The Olympics often provide us with examples of good character. Back in 2012, I shared Paula Findlay’s story with students. Findlay was representing Canada in the triathlon and was expected to be a medal contender, but she struggled with injuries and ended up finishing last. At one point in the run portion of the event, demoralized and in considerable pain, Findlay stopped running and was ready to quit the event, but the team doctor told her she’d feel better about herself if she kept going, which she did. It was later discovered that Findlay was suffering from an iron deficiency. I reminded students that her decision is a great example of perseverance, as things do not always go our way or as planned, but we need to persist and try our best.
Three other great examples of character emerged from the Rio Olympics held this past summer. 16 year-old Penny Oleksiak became Canada’s winningest Summer Olympian by capturing gold and silver medals, as well as two bronze medals in a variety of swimming events. Despite her success and the related media exposure, upon her return to Toronto, Oleksiak was most looking forward to hanging out with friends and being a volleyball scorekeeper at her school, Monarch Park Collegiate. Oleksiak’s story is a wonderful example of great things coming from hard work, and serves to remind us of how success can be tempered with humility.

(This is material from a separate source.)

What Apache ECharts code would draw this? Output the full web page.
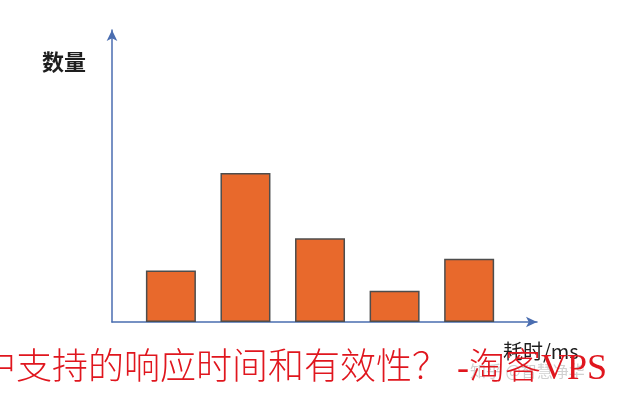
<!DOCTYPE html>
<html>
<head>
<meta charset="utf-8">
<script src="https://cdn.jsdelivr.net/npm/echarts@6/dist/echarts.min.js"></script>
<style>html,body{margin:0;padding:0;background:#fff;}#c{width:620px;height:400px;}</style>
</head>
<body>
<div id="c"></div>
<script>
// data
var categories = [1, 2, 3, 4, 5];
var counts = [5.3, 15.3, 8.6, 3.2, 6.5];
var yAxisName = '数量';
var xAxisName = '耗时/ms';
var caption = '中支持的响应时间和有效性？ -淘客VPS';
var watermark = '知乎 @智慧净华';

var chart = echarts.init(document.getElementById('c'), null, {renderer: 'canvas'});
var axisColor = '#4a6db0';
chart.setOption({
  animation: false,
  backgroundColor: '#ffffff',
  grid: {left: 112, right: 83, top: 30, bottom: 78},
  xAxis: {
    type: 'value', min: 0.21, max: 5.91,
    axisLine: {show: true, lineStyle: {color: axisColor, width: 1.5}, symbol: ['none', 'arrow'], symbolSize: [8, 11]},
    axisTick: {show: false}, axisLabel: {show: false}, splitLine: {show: false}
  },
  yAxis: {
    type: 'value', min: 0, max: 30,
    axisLine: {show: true, lineStyle: {color: axisColor, width: 1.5}, symbol: ['none', 'arrow'], symbolSize: [8, 11]},
    axisTick: {show: false}, axisLabel: {show: false}, splitLine: {show: false}
  },
  series: [{
    type: 'bar',
    barWidth: 50,
    data: categories.map(function (c, i) { return [c, counts[i]]; }),
    itemStyle: {color: '#e8692c', borderColor: '#4d4d4d', borderWidth: 1.5}
  }],
  graphic: [
    {type: 'text', left: 42, top: 51, z: 10, style: {text: yAxisName, fontSize: 22, fontFamily: 'Noto Sans CJK SC', fill: '#1e1e1e', fontWeight: 'bold'}},
    {type: 'text', left: 503, top: 341, z: 10, style: {text: xAxisName, fontSize: 20, fontFamily: 'Noto Sans CJK SC', fill: '#1e1e1e'}},
    {type: 'text', left: 470, top: 363, z: 11, style: {text: watermark, fontSize: 16, fontFamily: 'Noto Sans CJK SC', fill: 'rgba(150,150,150,0.45)'}},
    {type: 'text', x: -20, y: 370, z: 12, style: {text: caption, font: "300 36px 'Liberation Serif', 'Noto Sans CJK SC'", fill: '#e0161e', textVerticalAlign: 'middle'}}
  ]
});
</script>
</body>
</html>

Evan Dunfee’s and Nikki Hamblin’s actions at Rio serve as good models of fair play. Dunfee represented Canada in the 50-kilometer race walk. Towards the end of the race Dunfee and the Japanese competitor attempted to pass one another and in doing so, Dunfee was thrown off stride and the Japanese athlete finished ahead of him in third place. Dunfee successfully appealed the result and was elevated to third place and a bronze medal; however, the Japanese team appealed this decision and it was overturned. On learning he was once again out of the medals, Dunfee said “contact is part of our event, whether written or unwritten and is quite common… Even if an appeal to a higher governing body were successful I would not have been able to receive that medal with a clear conscience and it isn’t something I would have been proud of.”
The final example involves New Zealand athlete Nikki Hamblin and U.S. athlete Abbey D’Agostino, who collided on the fourth lap of a 5,000 meter semi-final race, causing Hamblin to fall. Rather than keep running, D’Agostino stopped to help Hamblin to her feet. Both athletes resumed the race, but shortly after D’Agostino collapsed, as she had injured her knee in the initial collision. Upon seeing her fall, Hamblin then helped D’Agostino back on her feet and helped her finish the race. The Olympic Committee awarded Hamblin the Fair Play Award in recognition of an exemplary act of selflessness and sportsmanship.